* BEGIN *

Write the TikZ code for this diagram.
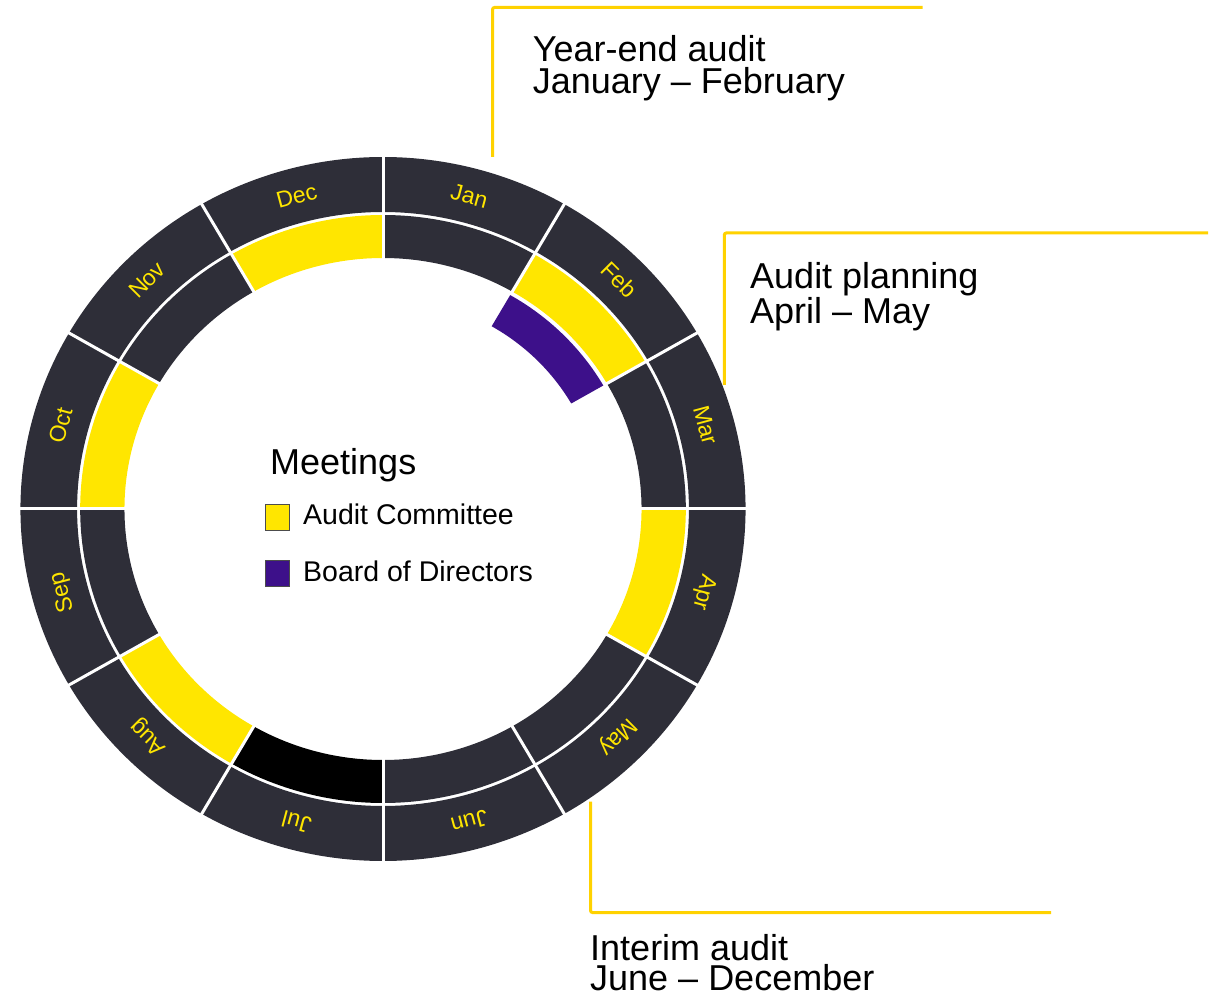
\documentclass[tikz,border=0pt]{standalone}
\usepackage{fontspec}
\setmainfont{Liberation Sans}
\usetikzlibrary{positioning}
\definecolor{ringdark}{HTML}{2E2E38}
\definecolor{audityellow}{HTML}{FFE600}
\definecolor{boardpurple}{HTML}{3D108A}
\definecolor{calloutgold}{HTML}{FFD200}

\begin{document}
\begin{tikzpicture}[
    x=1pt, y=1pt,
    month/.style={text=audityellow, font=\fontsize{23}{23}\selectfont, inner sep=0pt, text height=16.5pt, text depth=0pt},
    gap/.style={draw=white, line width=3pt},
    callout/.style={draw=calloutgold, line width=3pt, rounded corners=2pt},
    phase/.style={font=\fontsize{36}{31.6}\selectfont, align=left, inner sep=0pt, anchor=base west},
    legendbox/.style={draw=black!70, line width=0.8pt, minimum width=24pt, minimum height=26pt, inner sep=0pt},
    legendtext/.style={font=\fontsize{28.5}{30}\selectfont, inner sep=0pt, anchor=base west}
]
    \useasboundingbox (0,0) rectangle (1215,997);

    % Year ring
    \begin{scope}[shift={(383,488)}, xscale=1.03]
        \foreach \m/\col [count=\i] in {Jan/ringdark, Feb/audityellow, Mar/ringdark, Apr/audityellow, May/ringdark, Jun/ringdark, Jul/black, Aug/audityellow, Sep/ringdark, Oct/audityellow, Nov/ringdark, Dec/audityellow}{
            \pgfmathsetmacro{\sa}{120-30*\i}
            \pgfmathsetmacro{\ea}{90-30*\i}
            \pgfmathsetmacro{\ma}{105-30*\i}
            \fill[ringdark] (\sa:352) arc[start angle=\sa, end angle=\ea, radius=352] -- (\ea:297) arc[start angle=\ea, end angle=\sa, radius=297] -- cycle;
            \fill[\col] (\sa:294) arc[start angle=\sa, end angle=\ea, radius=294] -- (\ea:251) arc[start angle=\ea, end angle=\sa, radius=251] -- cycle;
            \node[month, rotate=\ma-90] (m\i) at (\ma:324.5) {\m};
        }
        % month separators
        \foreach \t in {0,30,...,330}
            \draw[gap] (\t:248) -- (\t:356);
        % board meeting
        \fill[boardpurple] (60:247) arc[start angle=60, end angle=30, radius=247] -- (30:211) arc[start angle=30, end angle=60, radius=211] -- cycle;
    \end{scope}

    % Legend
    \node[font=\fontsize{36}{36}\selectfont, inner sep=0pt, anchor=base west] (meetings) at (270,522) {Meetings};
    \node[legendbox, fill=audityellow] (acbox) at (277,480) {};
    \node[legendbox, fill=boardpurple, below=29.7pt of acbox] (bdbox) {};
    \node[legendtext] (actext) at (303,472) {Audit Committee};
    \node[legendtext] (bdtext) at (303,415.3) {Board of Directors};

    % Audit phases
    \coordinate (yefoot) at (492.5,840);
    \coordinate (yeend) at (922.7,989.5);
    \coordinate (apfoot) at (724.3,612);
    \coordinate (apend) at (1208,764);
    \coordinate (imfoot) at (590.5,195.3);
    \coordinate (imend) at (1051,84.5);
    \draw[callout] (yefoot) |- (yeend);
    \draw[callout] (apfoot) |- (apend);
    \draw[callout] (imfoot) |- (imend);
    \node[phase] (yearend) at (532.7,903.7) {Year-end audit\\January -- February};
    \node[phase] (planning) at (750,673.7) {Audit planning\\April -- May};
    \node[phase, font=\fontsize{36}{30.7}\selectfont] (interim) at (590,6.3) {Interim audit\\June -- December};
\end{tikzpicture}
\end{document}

* END *

Extract the full listing exactly, with the pictures left out.

TASK RESPONSE >>
Write the TikZ code for this diagram.
\documentclass[tikz,border=0pt]{standalone}
\usepackage{fontspec}
\setmainfont{Liberation Sans}
\usetikzlibrary{positioning}
\definecolor{ringdark}{HTML}{2E2E38}
\definecolor{audityellow}{HTML}{FFE600}
\definecolor{boardpurple}{HTML}{3D108A}
\definecolor{calloutgold}{HTML}{FFD200}

\begin{document}
\begin{tikzpicture}[
    x=1pt, y=1pt,
    month/.style={text=audityellow, font=\fontsize{23}{23}\selectfont, inner sep=0pt, text height=16.5pt, text depth=0pt},
    gap/.style={draw=white, line width=3pt},
    callout/.style={draw=calloutgold, line width=3pt, rounded corners=2pt},
    phase/.style={font=\fontsize{36}{31.6}\selectfont, align=left, inner sep=0pt, anchor=base west},
    legendbox/.style={draw=black!70, line width=0.8pt, minimum width=24pt, minimum height=26pt, inner sep=0pt},
    legendtext/.style={font=\fontsize{28.5}{30}\selectfont, inner sep=0pt, anchor=base west}
]
    \useasboundingbox (0,0) rectangle (1215,997);

    % Year ring
    \begin{scope}[shift={(383,488)}, xscale=1.03]
        \foreach \m/\col [count=\i] in {Jan/ringdark, Feb/audityellow, Mar/ringdark, Apr/audityellow, May/ringdark, Jun/ringdark, Jul/black, Aug/audityellow, Sep/ringdark, Oct/audityellow, Nov/ringdark, Dec/audityellow}{
            \pgfmathsetmacro{\sa}{120-30*\i}
            \pgfmathsetmacro{\ea}{90-30*\i}
            \pgfmathsetmacro{\ma}{105-30*\i}
            \fill[ringdark] (\sa:352) arc[start angle=\sa, end angle=\ea, radius=352] -- (\ea:297) arc[start angle=\ea, end angle=\sa, radius=297] -- cycle;
            \fill[\col] (\sa:294) arc[start angle=\sa, end angle=\ea, radius=294] -- (\ea:251) arc[start angle=\ea, end angle=\sa, radius=251] -- cycle;
            \node[month, rotate=\ma-90] (m\i) at (\ma:324.5) {\m};
        }
        % month separators
        \foreach \t in {0,30,...,330}
            \draw[gap] (\t:248) -- (\t:356);
        % board meeting
        \fill[boardpurple] (60:247) arc[start angle=60, end angle=30, radius=247] -- (30:211) arc[start angle=30, end angle=60, radius=211] -- cycle;
    \end{scope}

    % Legend
    \node[font=\fontsize{36}{36}\selectfont, inner sep=0pt, anchor=base west] (meetings) at (270,522) {Meetings};
    \node[legendbox, fill=audityellow] (acbox) at (277,480) {};
    \node[legendbox, fill=boardpurple, below=29.7pt of acbox] (bdbox) {};
    \node[legendtext] (actext) at (303,472) {Audit Committee};
    \node[legendtext] (bdtext) at (303,415.3) {Board of Directors};

    % Audit phases
    \coordinate (yefoot) at (492.5,840);
    \coordinate (yeend) at (922.7,989.5);
    \coordinate (apfoot) at (724.3,612);
    \coordinate (apend) at (1208,764);
    \coordinate (imfoot) at (590.5,195.3);
    \coordinate (imend) at (1051,84.5);
    \draw[callout] (yefoot) |- (yeend);
    \draw[callout] (apfoot) |- (apend);
    \draw[callout] (imfoot) |- (imend);
    \node[phase] (yearend) at (532.7,903.7) {Year-end audit\\January -- February};
    \node[phase] (planning) at (750,673.7) {Audit planning\\April -- May};
    \node[phase, font=\fontsize{36}{30.7}\selectfont] (interim) at (590,6.3) {Interim audit\\June -- December};
\end{tikzpicture}
\end{document}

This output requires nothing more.